Yes, you heard me, somebody had put packets containing this foul, putrid weed where the English breakfast tea should be. And because both packets are green, I didn't notice until it was, alas too late - for the cup, at least, though thank heavens I managed to stop this horrible process before accidentally tasting the vile drink.

Right now you're probably thinking, "But Michael, how on earth did you resolve the situation? And did you ever get the tea you wanted?" Yes, yes, I managed to survive this scrape with Earl Grey, and I even managed to escape with a cup of English breakfast tea, but that story will have to wait for another day, as writing this has already taken me sufficiently close to five o'clock.
Oww. I mean, how does a person survive this?

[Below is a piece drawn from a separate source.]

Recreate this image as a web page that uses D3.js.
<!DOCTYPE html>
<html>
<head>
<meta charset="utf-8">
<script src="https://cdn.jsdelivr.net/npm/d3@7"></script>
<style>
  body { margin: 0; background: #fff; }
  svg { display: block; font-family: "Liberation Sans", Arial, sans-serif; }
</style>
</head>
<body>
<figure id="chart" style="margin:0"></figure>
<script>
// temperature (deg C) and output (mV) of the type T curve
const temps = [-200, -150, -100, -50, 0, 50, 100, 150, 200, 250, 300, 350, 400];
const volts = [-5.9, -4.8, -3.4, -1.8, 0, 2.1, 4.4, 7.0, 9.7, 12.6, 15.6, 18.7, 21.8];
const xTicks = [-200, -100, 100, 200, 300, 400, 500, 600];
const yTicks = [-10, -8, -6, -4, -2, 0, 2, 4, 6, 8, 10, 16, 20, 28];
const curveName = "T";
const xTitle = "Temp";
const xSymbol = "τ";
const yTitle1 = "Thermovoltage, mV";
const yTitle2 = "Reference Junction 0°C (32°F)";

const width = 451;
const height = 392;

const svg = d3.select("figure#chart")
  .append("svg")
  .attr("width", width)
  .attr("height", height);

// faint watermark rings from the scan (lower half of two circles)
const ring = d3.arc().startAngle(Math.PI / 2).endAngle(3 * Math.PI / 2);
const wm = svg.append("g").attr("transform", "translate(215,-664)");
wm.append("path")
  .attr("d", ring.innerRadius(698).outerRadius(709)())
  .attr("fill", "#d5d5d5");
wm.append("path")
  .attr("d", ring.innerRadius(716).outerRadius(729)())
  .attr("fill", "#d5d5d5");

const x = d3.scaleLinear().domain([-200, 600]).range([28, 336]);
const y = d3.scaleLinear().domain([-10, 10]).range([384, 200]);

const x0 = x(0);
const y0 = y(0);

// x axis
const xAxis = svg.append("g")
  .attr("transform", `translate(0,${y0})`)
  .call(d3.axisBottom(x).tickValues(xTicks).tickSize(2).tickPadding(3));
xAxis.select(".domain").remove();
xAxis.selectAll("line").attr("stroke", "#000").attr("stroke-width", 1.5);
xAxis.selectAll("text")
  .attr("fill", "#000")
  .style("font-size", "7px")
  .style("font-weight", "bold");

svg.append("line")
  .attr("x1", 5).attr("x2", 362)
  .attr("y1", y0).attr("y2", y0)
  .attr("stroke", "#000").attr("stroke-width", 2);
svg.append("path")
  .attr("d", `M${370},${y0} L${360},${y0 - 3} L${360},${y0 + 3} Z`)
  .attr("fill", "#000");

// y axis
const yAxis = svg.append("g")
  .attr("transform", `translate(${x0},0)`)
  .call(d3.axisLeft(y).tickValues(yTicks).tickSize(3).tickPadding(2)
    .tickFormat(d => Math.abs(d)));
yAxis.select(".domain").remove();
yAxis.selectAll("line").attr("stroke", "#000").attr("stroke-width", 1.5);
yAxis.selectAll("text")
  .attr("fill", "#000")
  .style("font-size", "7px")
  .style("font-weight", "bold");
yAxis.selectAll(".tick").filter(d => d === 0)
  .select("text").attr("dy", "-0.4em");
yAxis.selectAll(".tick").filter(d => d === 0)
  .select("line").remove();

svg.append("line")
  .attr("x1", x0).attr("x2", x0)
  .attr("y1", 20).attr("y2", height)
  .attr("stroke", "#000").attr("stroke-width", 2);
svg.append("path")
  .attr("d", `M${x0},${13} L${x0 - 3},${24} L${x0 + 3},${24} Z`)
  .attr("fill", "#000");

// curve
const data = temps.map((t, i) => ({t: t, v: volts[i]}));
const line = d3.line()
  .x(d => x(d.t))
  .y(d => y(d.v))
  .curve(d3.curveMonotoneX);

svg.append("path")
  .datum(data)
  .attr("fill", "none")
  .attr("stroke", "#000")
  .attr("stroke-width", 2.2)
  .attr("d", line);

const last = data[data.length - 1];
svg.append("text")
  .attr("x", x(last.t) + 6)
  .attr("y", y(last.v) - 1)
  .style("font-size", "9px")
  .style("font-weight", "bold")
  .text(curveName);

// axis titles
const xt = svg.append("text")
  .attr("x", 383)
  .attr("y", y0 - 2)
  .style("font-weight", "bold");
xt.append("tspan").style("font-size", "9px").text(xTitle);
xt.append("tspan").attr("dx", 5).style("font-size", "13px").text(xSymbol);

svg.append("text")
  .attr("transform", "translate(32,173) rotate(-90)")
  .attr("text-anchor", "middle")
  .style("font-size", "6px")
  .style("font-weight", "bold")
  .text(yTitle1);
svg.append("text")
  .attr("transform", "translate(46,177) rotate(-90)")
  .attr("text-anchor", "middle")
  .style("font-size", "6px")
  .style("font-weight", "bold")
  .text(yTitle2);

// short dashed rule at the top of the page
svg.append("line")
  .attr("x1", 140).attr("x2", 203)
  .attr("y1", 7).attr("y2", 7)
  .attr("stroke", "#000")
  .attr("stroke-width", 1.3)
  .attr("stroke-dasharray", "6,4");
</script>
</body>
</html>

And on a slighly related note, there was a big NATO meeting in Romania this week. President Bush gave a speech that honoured the Romanian troops fighting in Iraq for naming their base camp with the necessary symbolism to bring to the forefront the morality of the mission they're currently fighting:

At this moment, 10 NATO nations have forces supporting Operation Iraqi Freedom -- including the "Black Wolves" of Romania's 151st Infantry. This battalion has given their base in Iraq a fearsome name: "Camp Dracula."

I guess this is the kind of image he wants to get across to the Iraqis:

No word yet on how the Germans' camp Hitler is progressing in Afghanistan.

Wednesday, March 26, 2008

Police on trail of 'fat bandit'

Although victims initially suspected that a man who robbed three banks within 90 minutes yesterday was wearing a fat suit as a disguise, police today say the man really is fat guy.

"We don't believe it's a fat suit," Det. Russ Rairey told thestar.com today.
"We just think he is fat."

Early reports indicated the robber must have been wearing a "fat suit" to disguise his identity.
But police now believe the robber is about 5-foot-9 and 300 pounds. His beard, however, is a fake.

The three robberies are not connected to the violent bank robbery on Sheppard Ave. later in which police shot a suspect.

Police can't say yet how the chubby bandit was able to get around so quickly in order to pull off the three robberies within a five-mile radius.

"He was seen leaving the bank on foot, but he's got to have some mode of transportation," the detective said.

His first stop was a TD Bank at Bayview and Moore Aves., then another bank on Glencairn Ave. and finally a third on Marlee Ave., all in the midtown area.
Police believe the "fat bandit" has pulled more than the three bank heists and the violence has been escalating.

He produced a gun in all three holdups yesterday and staff were all quite shaken.